Title; The future of refuse, recycling and food waste collection in Arun. Green background, with the arrows in a circle, ADC logo, and an arrow with the wording Arun recycles. In November 2023, the government announced that councils must introduce a weekly food waste collection service for all households from 1 April 2026.

Arun District Council has been awarded £1,665,840 from the Department for the Environment, Food and Rural Affairs (DEFRA) to help introduce this service.

At a meeting of the council’s Environment Committee this week, approval was given to a range of services to be provided under a new combined cleansing services contract (CCSC).

From 1 Feb 2026, the council will offer a weekly kerbside food waste collection, along with fortnightly rubbish collection from a council supplied 180 litre bin and continuation of the fortnightly dry mixed recycling collection.

The new contract will also continue to include small waste electrical and electrical equipment collections, a subscriber-based garden waste collections service and the introduction of recycling opportunities for items such as textiles, batteries and coffee pods.

Street cleansing services will see little change, apart from specifications updated in line with current legislation/guidelines and local needs.

The council previously operated a very successful food waste collection trial for 1,350 properties in the district.

Participation of more than 85% with satisfaction of 85% for food waste collections and 73% for three-weekly residual collections was very high for the trial. It proved that the majority of residents would make use of a weekly food waste collection and accept less frequent residual waste collections.

Councillor Sue Wallsgrove, Chair of the Environment Committee at Arun District Council, said: “The figures show that more than 42% by weight of residual waste in Arun is food waste.

“If collected separately, food waste can be processed via anaerobic digestion which is a much more efficient and environmentally friendly way of processing and provides higher value end products in the form of biogas and fertiliser.

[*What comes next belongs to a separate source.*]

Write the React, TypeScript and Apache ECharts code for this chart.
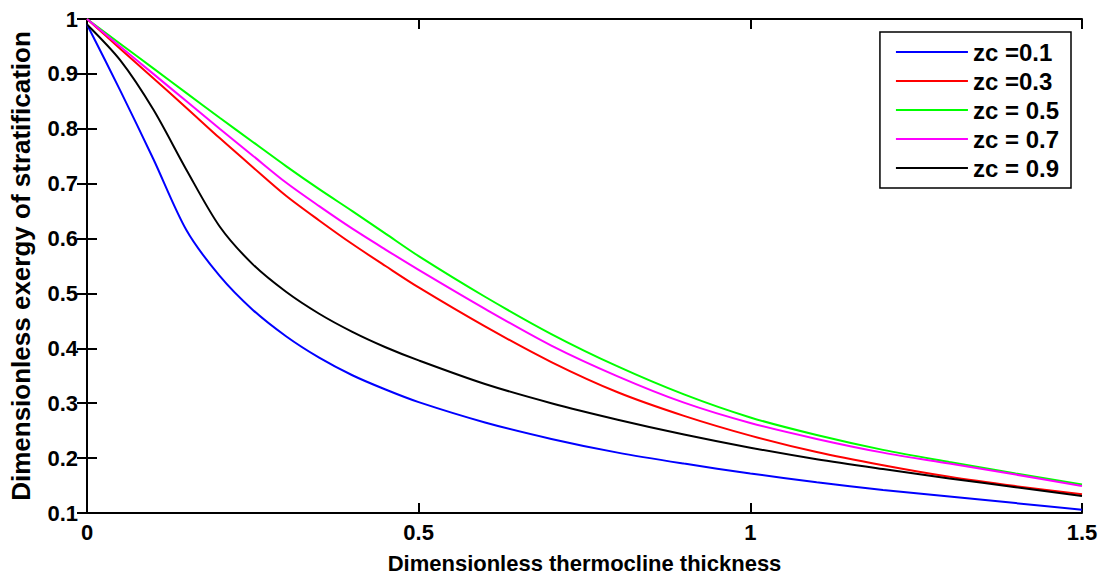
import React, { useEffect, useRef } from "react";
import * as echarts from "echarts";

const xs = [0, 0.05, 0.1, 0.15, 0.2, 0.25, 0.3, 0.35, 0.4, 0.45, 0.5, 0.6, 0.7, 0.8, 0.9, 1.0, 1.1, 1.2, 1.3, 1.4, 1.5];

const zc01 = [0.99, 0.87, 0.745, 0.615, 0.532, 0.47, 0.422, 0.383, 0.351, 0.325, 0.302, 0.265, 0.235, 0.21, 0.19, 0.172, 0.156, 0.142, 0.13, 0.118, 0.106];
const zc03 = [1.0, 0.946, 0.892, 0.838, 0.783, 0.73, 0.678, 0.633, 0.59, 0.55, 0.511, 0.44, 0.375, 0.32, 0.277, 0.241, 0.211, 0.187, 0.166, 0.149, 0.134];
const zc05 = [1.0, 0.955, 0.91, 0.865, 0.82, 0.776, 0.732, 0.69, 0.65, 0.609, 0.568, 0.494, 0.426, 0.367, 0.316, 0.274, 0.242, 0.215, 0.193, 0.172, 0.152];
const zc07 = [1.0, 0.95, 0.9, 0.85, 0.8, 0.751, 0.702, 0.659, 0.618, 0.58, 0.543, 0.472, 0.405, 0.349, 0.301, 0.264, 0.235, 0.21, 0.19, 0.17, 0.149];
const zc09 = [0.99, 0.925, 0.835, 0.725, 0.622, 0.553, 0.503, 0.463, 0.43, 0.402, 0.378, 0.335, 0.3, 0.27, 0.243, 0.219, 0.198, 0.18, 0.163, 0.147, 0.131];

const seriesNames = ["zc =0.1", "zc =0.3", "zc = 0.5", "zc = 0.7", "zc = 0.9"];
const seriesValues = [zc01, zc03, zc05, zc07, zc09];
const seriesColors = ["#0000ff", "#ff0000", "#00ff00", "#ff00ff", "#000000"];

const xTitle = "Dimensionless thermocline thickness";
const yTitle = "Dimensionless exergy of stratification";

const FONT = "'Liberation Sans', Arial, sans-serif";

export default function App() {
  const ref = useRef<HTMLDivElement>(null);
  useEffect(() => {
    if (!ref.current) return;
    const chart = echarts.init(ref.current, undefined, { renderer: "svg" });
    const fmt = (v: number) => String(parseFloat(v.toFixed(2)));
    const axisLine = { show: true, lineStyle: { color: "#000", width: 2 } };
    const axisTick = { show: true, inside: true, length: 10, lineStyle: { color: "#000", width: 2 } };
    const labelStyle = { color: "#000", fontSize: 22, fontWeight: "bold" as const, fontFamily: FONT };
    chart.setOption({
      animation: false,
      backgroundColor: "#fff",
      grid: { left: 86, right: 23, top: 19, bottom: 65, containLabel: false },
      legend: {
        orient: "vertical",
        right: 34,
        top: 32,
        data: seriesNames,
        icon: "rect",
        itemWidth: 72,
        itemHeight: 2,
        itemGap: 5,
        padding: [8, 12, 8, 16],
        borderColor: "#000",
        borderWidth: 1.5,
        borderRadius: 0,
        backgroundColor: "#fff",
        textStyle: { color: "#000", fontSize: 24, fontWeight: "bold", fontFamily: FONT, lineHeight: 24 },
      },
      xAxis: [
        {
          type: "value",
          min: 0,
          max: 1.5,
          interval: 0.5,
          position: "bottom",
          name: xTitle,
          nameLocation: "middle",
          nameGap: 39,
          nameTextStyle: { color: "#000", fontSize: 22, fontWeight: "bold", fontFamily: FONT },
          axisLine,
          axisTick,
          splitLine: { show: false },
          axisLabel: { ...labelStyle, margin: 8, formatter: fmt },
        },
        {
          type: "value",
          min: 0,
          max: 1.5,
          interval: 0.5,
          position: "top",
          axisLine,
          axisTick,
          splitLine: { show: false },
          axisLabel: { show: false },
        },
      ],
      yAxis: [
        {
          type: "value",
          min: 0.1,
          max: 1,
          interval: 0.1,
          position: "left",
          name: yTitle,
          nameLocation: "middle",
          nameGap: 53,
          nameRotate: 90,
          nameTextStyle: { color: "#000", fontSize: 26, fontWeight: "bold", fontFamily: FONT },
          axisLine,
          axisTick,
          splitLine: { show: false },
          axisLabel: { ...labelStyle, margin: 9, formatter: fmt },
        },
        {
          type: "value",
          min: 0.1,
          max: 1,
          interval: 0.1,
          position: "right",
          axisLine,
          axisTick,
          splitLine: { show: false },
          axisLabel: { show: false },
        },
      ],
      series: seriesNames.map((name, i) => ({
        name,
        type: "line",
        xAxisIndex: 0,
        yAxisIndex: 0,
        data: xs.map((x, j) => [x, seriesValues[i][j]]),
        smooth: 0.3,
        symbol: "none",
        showSymbol: false,
        color: seriesColors[i],
        itemStyle: { color: seriesColors[i] },
        lineStyle: { color: seriesColors[i], width: 2 },
      })),
    });
    return () => chart.dispose();
  }, []);
  return (
    <div
      ref={ref}
      style={{ position: "fixed", left: 0, top: 0, width: 1105, height: 579, background: "#fff" }}
    />
  );
}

A reduction in food waste is generally seen in other authorities where food waste collections have been operating for a period of time, as residents change behaviours. Environmentally this is the best outcome.”

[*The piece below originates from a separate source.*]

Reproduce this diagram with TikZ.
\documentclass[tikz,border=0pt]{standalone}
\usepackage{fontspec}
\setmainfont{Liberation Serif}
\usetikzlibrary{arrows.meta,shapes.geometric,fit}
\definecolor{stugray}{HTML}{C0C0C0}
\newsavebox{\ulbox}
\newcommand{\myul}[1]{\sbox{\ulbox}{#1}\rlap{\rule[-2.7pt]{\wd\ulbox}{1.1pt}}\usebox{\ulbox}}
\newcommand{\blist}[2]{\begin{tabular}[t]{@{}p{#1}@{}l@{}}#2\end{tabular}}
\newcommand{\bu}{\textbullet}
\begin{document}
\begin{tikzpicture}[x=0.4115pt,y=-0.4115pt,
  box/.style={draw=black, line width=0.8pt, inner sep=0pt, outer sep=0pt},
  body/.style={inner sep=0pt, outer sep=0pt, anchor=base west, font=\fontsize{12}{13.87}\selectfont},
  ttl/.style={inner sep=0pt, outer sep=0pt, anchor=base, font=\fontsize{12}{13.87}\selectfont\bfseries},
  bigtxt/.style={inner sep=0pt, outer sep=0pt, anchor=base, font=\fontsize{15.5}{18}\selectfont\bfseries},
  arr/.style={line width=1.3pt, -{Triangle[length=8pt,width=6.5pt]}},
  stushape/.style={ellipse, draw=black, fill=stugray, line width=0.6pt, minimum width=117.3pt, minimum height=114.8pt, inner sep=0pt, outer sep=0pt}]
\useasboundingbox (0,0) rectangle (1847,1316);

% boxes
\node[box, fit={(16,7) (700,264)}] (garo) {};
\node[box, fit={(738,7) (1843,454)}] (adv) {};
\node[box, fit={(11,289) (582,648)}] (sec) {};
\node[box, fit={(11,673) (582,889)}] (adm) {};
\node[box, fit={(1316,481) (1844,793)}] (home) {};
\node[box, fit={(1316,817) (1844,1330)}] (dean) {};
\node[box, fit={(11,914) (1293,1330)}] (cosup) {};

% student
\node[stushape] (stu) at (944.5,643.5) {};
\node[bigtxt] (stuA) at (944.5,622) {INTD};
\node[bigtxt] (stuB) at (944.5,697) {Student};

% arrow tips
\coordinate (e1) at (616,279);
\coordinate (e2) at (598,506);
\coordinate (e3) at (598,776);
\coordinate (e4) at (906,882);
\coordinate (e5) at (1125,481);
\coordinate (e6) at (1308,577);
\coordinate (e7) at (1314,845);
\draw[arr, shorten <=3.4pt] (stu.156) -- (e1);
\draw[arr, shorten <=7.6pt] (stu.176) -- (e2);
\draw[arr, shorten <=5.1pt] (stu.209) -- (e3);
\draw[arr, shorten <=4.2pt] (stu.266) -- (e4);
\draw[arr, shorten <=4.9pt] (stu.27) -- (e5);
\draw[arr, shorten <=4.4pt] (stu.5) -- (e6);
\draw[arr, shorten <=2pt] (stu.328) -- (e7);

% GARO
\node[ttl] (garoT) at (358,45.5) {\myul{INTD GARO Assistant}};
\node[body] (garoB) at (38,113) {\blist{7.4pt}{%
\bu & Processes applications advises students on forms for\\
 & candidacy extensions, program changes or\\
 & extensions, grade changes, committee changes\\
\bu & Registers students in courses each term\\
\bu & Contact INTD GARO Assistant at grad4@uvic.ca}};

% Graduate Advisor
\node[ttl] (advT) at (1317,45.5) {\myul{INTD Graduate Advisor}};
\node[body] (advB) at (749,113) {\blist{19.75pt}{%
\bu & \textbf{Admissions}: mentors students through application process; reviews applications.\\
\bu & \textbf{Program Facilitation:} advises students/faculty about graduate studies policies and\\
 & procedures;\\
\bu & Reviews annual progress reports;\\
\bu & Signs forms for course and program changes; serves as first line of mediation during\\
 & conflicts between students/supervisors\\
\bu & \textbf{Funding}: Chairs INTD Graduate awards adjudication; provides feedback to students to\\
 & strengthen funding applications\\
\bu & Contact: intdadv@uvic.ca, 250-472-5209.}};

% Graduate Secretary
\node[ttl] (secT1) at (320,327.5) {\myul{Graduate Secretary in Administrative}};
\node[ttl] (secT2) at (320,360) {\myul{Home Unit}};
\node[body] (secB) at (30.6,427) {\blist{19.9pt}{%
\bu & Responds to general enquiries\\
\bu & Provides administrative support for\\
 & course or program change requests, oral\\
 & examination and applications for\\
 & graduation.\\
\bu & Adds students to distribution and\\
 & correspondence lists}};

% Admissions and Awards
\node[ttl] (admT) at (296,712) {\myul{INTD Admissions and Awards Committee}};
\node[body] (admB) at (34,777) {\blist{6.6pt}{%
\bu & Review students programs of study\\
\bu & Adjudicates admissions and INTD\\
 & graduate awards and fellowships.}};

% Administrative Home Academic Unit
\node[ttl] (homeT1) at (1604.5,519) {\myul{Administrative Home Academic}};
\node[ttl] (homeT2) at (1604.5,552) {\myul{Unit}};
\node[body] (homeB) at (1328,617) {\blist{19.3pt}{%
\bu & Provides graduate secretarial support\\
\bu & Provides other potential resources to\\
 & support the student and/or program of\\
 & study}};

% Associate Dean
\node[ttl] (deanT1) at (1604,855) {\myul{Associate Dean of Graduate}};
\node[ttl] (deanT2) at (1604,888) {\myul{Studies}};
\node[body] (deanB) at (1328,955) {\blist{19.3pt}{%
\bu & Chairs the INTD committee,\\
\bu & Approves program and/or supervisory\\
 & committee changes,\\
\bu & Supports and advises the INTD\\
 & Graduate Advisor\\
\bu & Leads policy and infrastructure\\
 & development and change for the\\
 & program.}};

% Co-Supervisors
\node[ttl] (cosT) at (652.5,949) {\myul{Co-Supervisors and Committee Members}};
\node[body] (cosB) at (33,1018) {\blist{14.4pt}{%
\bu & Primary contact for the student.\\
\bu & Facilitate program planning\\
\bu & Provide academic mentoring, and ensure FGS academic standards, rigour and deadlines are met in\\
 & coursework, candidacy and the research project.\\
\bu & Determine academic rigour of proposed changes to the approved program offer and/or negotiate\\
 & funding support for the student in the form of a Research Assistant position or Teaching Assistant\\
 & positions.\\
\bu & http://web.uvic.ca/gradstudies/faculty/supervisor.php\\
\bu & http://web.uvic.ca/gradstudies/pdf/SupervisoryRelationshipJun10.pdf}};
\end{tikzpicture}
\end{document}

In areas where it is physically not possible to have a wheeled rubbish bin for each resident, an alternative solution will be introduced.

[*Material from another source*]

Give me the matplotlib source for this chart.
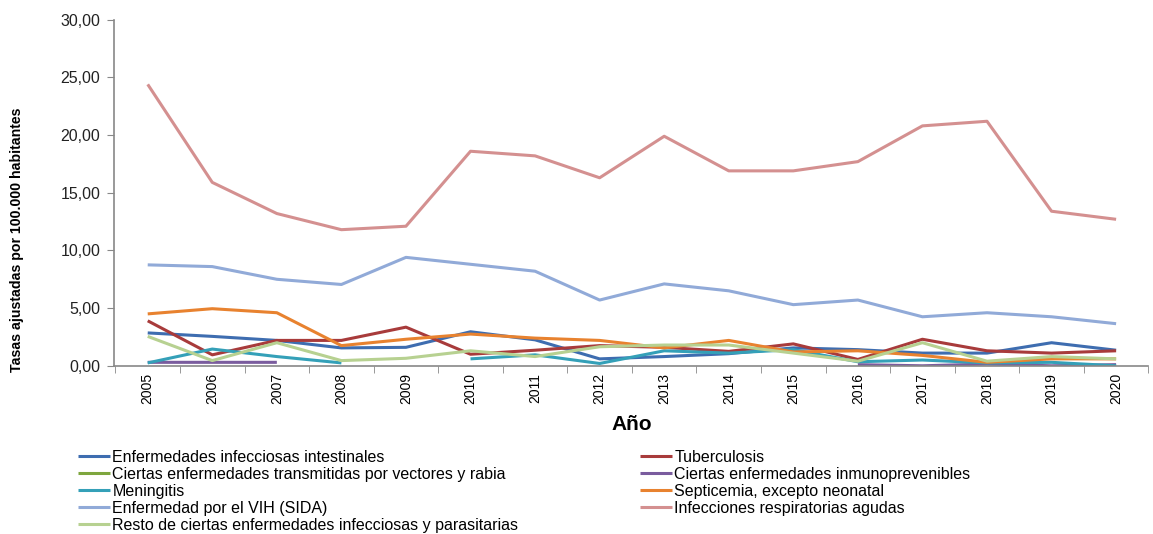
import matplotlib.pyplot as plt
import numpy as np

nan = np.nan

anios = list(range(2005, 2021))

intestinales = [2.85, 2.55, 2.2, 1.55, 1.6, 2.95, 2.25, 0.6, 0.8, 1.05, 1.55, 1.4, 1.1, 1.1, 2.0, 1.35]
tuberculosis = [3.9, 0.95, 2.2, 2.2, 3.35, 1.0, 1.35, 1.75, 1.6, 1.25, 1.9, 0.55, 2.3, 1.3, 1.1, 1.3]
vectores = [nan] * 16
inmunoprevenibles = [0.3, 0.3, 0.3, nan, nan, nan, nan, nan, nan, nan, nan, 0.1, 0.0, 0.15, 0.0, 0.1]
meningitis = [0.25, 1.45, 0.8, 0.25, nan, 0.6, 0.95, 0.2, 1.3, 1.1, 1.4, 0.35, 0.5, 0.25, 0.3, 0.0]
septicemia = [4.5, 4.95, 4.6, 1.75, 2.3, 2.75, 2.4, 2.2, 1.55, 2.2, 1.2, 1.3, 0.9, 0.3, 0.6, 0.6]
vih = [8.75, 8.6, 7.5, 7.05, 9.4, 8.8, 8.2, 5.7, 7.1, 6.5, 5.3, 5.7, 4.25, 4.6, 4.25, 3.65]
respiratorias = [24.4, 15.9, 13.2, 11.8, 12.1, 18.6, 18.2, 16.3, 19.9, 16.9, 16.9, 17.7, 20.8, 21.2, 13.4, 12.7]
resto = [2.55, 0.45, 2.0, 0.45, 0.65, 1.3, 0.8, 1.65, 1.8, 1.8, 1.1, 0.4, 2.0, 0.4, 0.8, 0.6]

series = [
    ("Enfermedades infecciosas intestinales", intestinales, "#3E6DB0"),
    ("Tuberculosis", tuberculosis, "#A83B3B"),
    ("Ciertas enfermedades transmitidas por vectores y rabia", vectores, "#7EA63E"),
    ("Ciertas enfermedades inmunoprevenibles", inmunoprevenibles, "#7A5C9E"),
    ("Meningitis", meningitis, "#34A0B8"),
    ("Septicemia, excepto neonatal", septicemia, "#E8822F"),
    ("Enfermedad por el VIH (SIDA)", vih, "#91AAD8"),
    ("Infecciones respiratorias agudas", respiratorias, "#D49090"),
    ("Resto de ciertas enfermedades infecciosas y parasitarias", resto, "#B7D191"),
]

plt.rcParams['font.family'] = ['Liberation Sans', 'DejaVu Sans']

fig = plt.figure(figsize=(11.53, 5.34), dpi=100)
ax = fig.add_axes([0.099, 0.315, 0.897, 0.648])

lines = []
for nombre, valores, color in series:
    ln, = ax.plot(anios, valores, color=color, linewidth=2.2, label=nombre,
                  solid_capstyle='butt')
    lines.append(ln)

ax.set_xlim(2004.48, 2020.3)
ax.set_ylim(0, 30)
ax.set_yticks(np.arange(0, 31, 5))
ax.set_yticklabels([f"{v:.2f}".replace('.', ',') for v in np.arange(0, 31, 5)],
                   fontsize=11.5, color='#222222')
ax.set_xticks(anios)
ax.set_xticklabels([str(a) for a in anios], rotation=90, fontsize=10)
ax.set_xticks(np.arange(2004.5, 2020.6, 1), minor=True)
ax.tick_params(axis='x', which='major', length=0, pad=5)
ax.tick_params(axis='x', which='minor', length=5, color='#888888', direction='out')
ax.tick_params(axis='y', length=5, color='#888888', direction='out', pad=5)

for s in ['top', 'right']:
    ax.spines[s].set_visible(False)
for s in ['left', 'bottom']:
    ax.spines[s].set_color('#888888')
    ax.spines[s].set_linewidth(1.2)

ax.set_ylabel("Tasas ajustadas por 100.000 habitantes", fontsize=10.2,
              fontweight='bold')
ax.yaxis.set_label_coords(-0.087, 0.364)
fig.text(0.548, 0.205, "Año", fontsize=15, fontweight='bold', ha='center', va='center')

orden = [0, 2, 4, 6, 8, 1, 3, 5, 7]
fig.legend([lines[i] for i in orden], [series[i][0] for i in orden],
           loc='upper left', bbox_to_anchor=(0.0677, 0.158), ncol=2,
           frameon=False, fontsize=11.5, handlelength=2.0, handletextpad=0.15,
           labelspacing=0.13, columnspacing=7.6, borderaxespad=0, borderpad=0)

fig.savefig("out.png", dpi=100)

Currently residents receive 78 core collections per year (52 rubbish and 26 recycling). Under the proposals in this report residents will receive 104 collections per year (52 food waste, 26 rubbish & 26 recycling).

The council’s most recent confirmed annual recycling rate is 42.93% of which approximately 25.33% is dry mixed recycling and 17.60% is garden waste.

Cllr Wallsgrove added: “We need to work with our community to not only reduce waste, but to increase recycling to meet future targets of a 55% recycling rate by 2025 and 60% by 2030. The new contract will make people more aware of what they’re putting in their bins and we’re confident it will lead to a change in habits.”